Efficient 15N-hyperpolarization of [15N3]­metronidazole was reported previously using the Signal Amplification By Reversible Exchange in SHield Enabled Alignment Transfer (SABRE-SHEATH) technique. This hyperpolarized FDA-approved antibiotic is a potential contrast agent because it can be administered in a large dose and because previous studies revealed long-lasting HP states with exponential decay constant T 1 values of up to 10 min. Possible hypoxia-sensing applications have been proposed using hyperpolarized [15N3]­metronidazole.
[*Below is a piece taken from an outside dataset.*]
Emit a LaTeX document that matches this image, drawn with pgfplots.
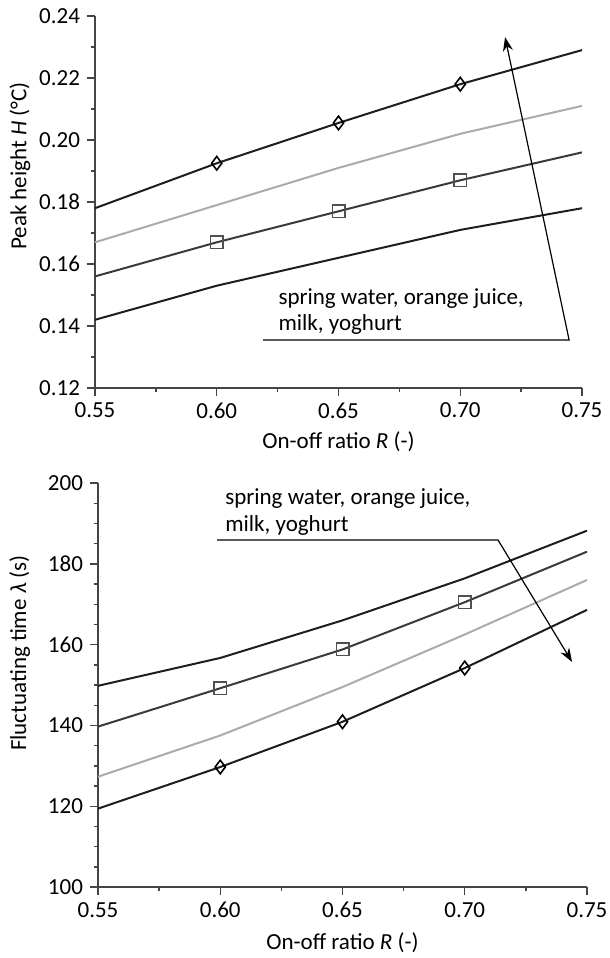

In this work, we report on the functionalization of [15N3]­metronidazole with a fluorine-19 moiety via a one-step reaction to substitute the −OH group. SABRE-SHEATH hyperpolarization studies of fluoro-[15N3]­metronidazole revealed efficient hyperpolarization of all three 15N sites with maximum %P 15N values ranging from 4.2 to 6.2%, indicating efficient spin-relayed polarization transfer in microtesla fields via the network formed by 2 J 15N‑15N. The corresponding 15N to 19F spin-relayed polarization transfer was found to be far less efficient with %P 19F of 0.16%, i.e., more than an order of magnitude lower than that of 15N. Relaxation dynamics studies in microtesla fields support a spin-relayed polarization transfer mechanism because all 15N and 19F spins share the same T 1 value of ca. 16–20 s and the same magnetic field profile for the SABRE-SHEATH polarization process. We envision the use of fluoro-[15N3]­metronidazole as a potential hypoxia sensor. It is anticipated that under hypoxic conditions, the nitro group of fluoro-[15N3]­metronidazole undergoes electronic stepwise reduction to an amino derivative. Ab initio calculations of 15N and 19F chemical shifts of fluoro-[15N3]­metronidazole and its putative hypoxia-induced metabolites clearly indicate that the chemical shift dispersions of all three 15N sites and the 19F site are large enough to enable the envisioned hypoxia-sensing approaches.